Bloomberg/Seoul/London
Saudi Arabian Oil Co, the world’s largest crude exporter, will buy a $2bn stake in S-Oil Corp, South Korea’s third-largest oil refiner.
The state-owned producer, known as Saudi Aramco, will buy almost all of Hanjin Energy Co’s stake in S-Oil, according to an S-Oil official, who asked not to be identified because of internal policy.
The purchase was earlier reported by the Maeil Business Newspaper, which cited S-Oil chief executive officer Nasser al-Mahasher saying Aramco will buy Hanjin’s entire stake.
Dhahran-based Aramco, the South Korean refiner’s largest shareholder, currently owns 35% of S-Oil, followed by Hanjin’s 28.4%, according to data compiled by Bloomberg.
An e-mail to Aramco outside of normal business hours wasn’t immediately responded to.
Korean Air Lines Co, South Korea’s biggest carrier, said on December 19 that it planned to sell 30mn shares of S-Oil as part of a plan to raise 3.5tn won ($3.2bn) through asset sales to cut debt.
Hanjin Energy bought its stake in S-Oil for 2.4tn won in 2007. Korean Air owns 96.6% of Hanjin Energy.
S-Oil was up 6.7% at 72,200 won as of 10:30am in Seoul trading after earlier surging as much as 8.3%, the most since December 2011, to 73,300 won. The benchmark Kospi Index gained 0.5%. Korean Air advanced as much as 4.4%.
Meanwhile, Saudi Aramco will supply full contractual volume in February to customers in Europe, unchanged from this month, according to two refinery officials with knowledge of the matter.
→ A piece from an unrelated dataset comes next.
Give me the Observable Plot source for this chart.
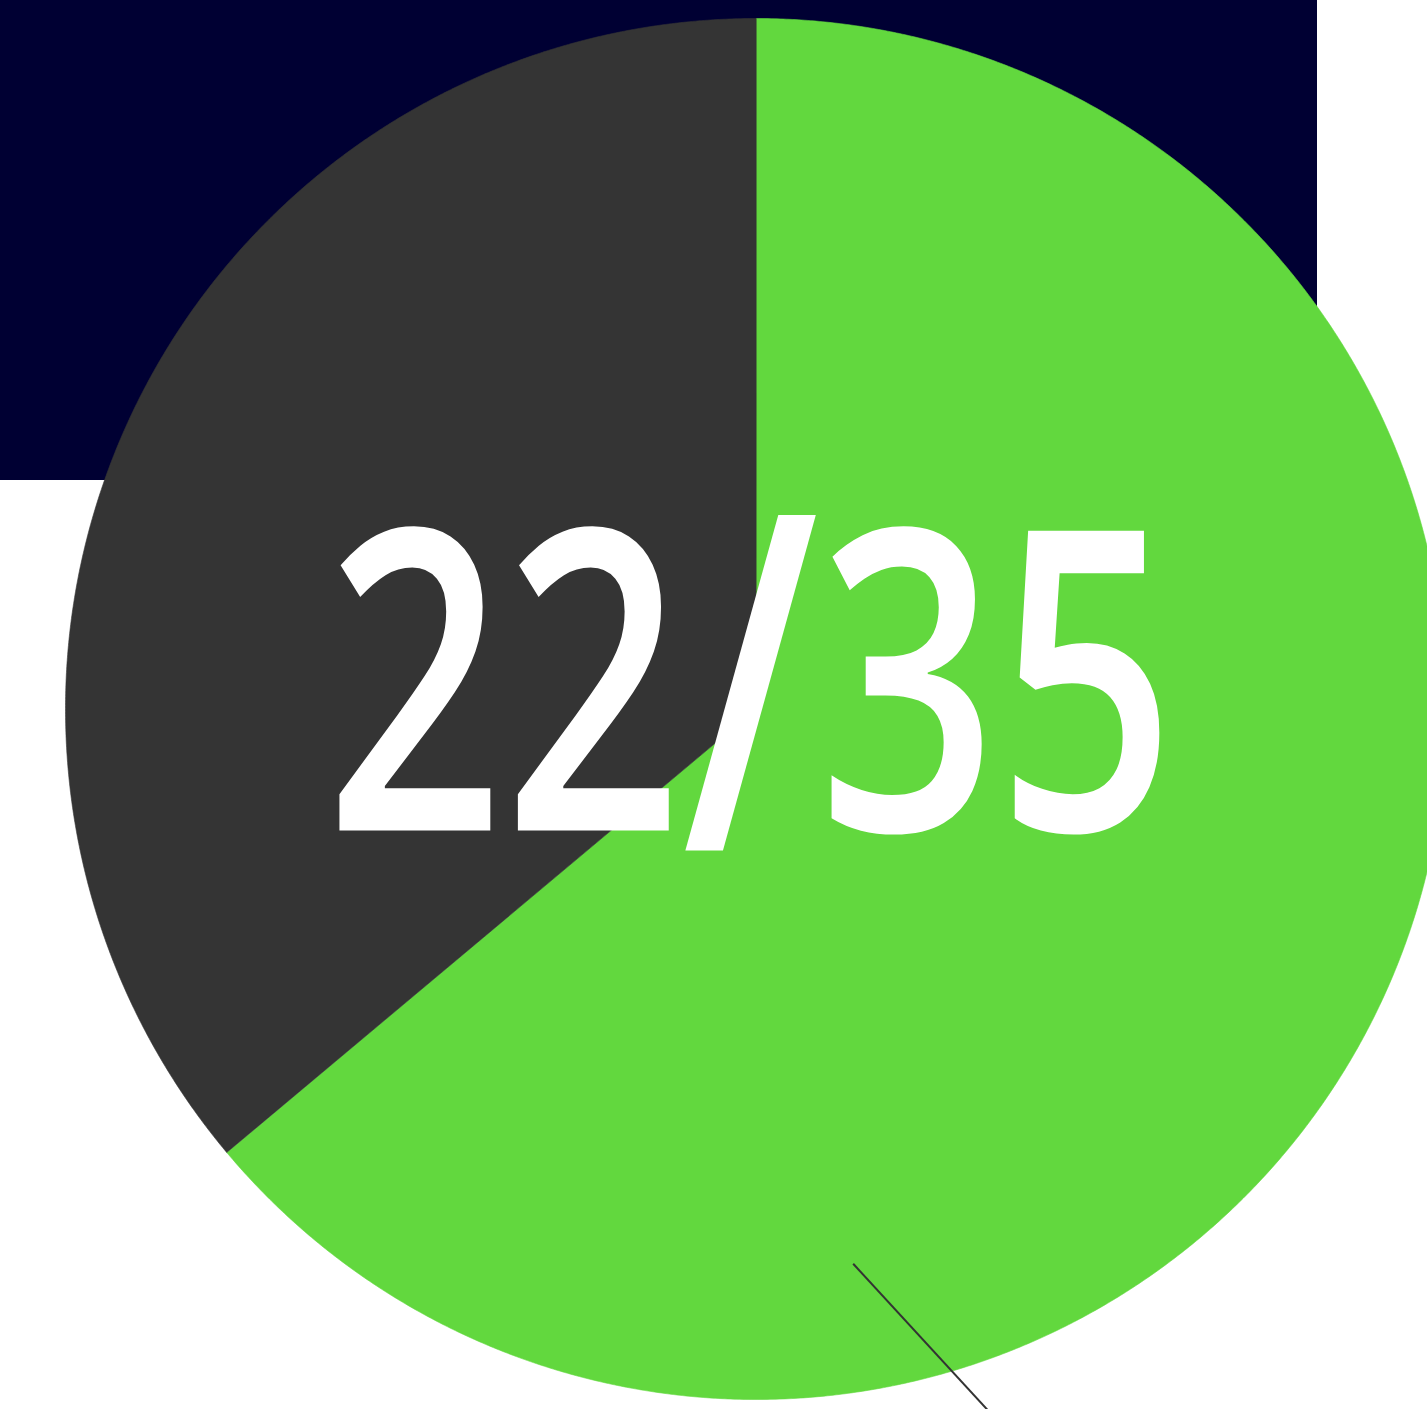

Saudi Aramco will provide 100% of crude cargoes sold under long-term contracts, said the people, who asked not to be identified because the agreements are confidential.
While Aramco has the option to reduce monthly sales volumes to term buyers, the producer has not done so since November 2009.
Aramco in September exported 910,000 barrels a day of Arab Light and Extra Light blends to European members of the Organisation for Economic Co-operation and Development excluding Estonia, Hungary and Slovenia, the International Energy Agency said in its monthly oil market report on December 11.
No Arab Medium was shipped to Europe, compared with 30,000 barrels a day in August.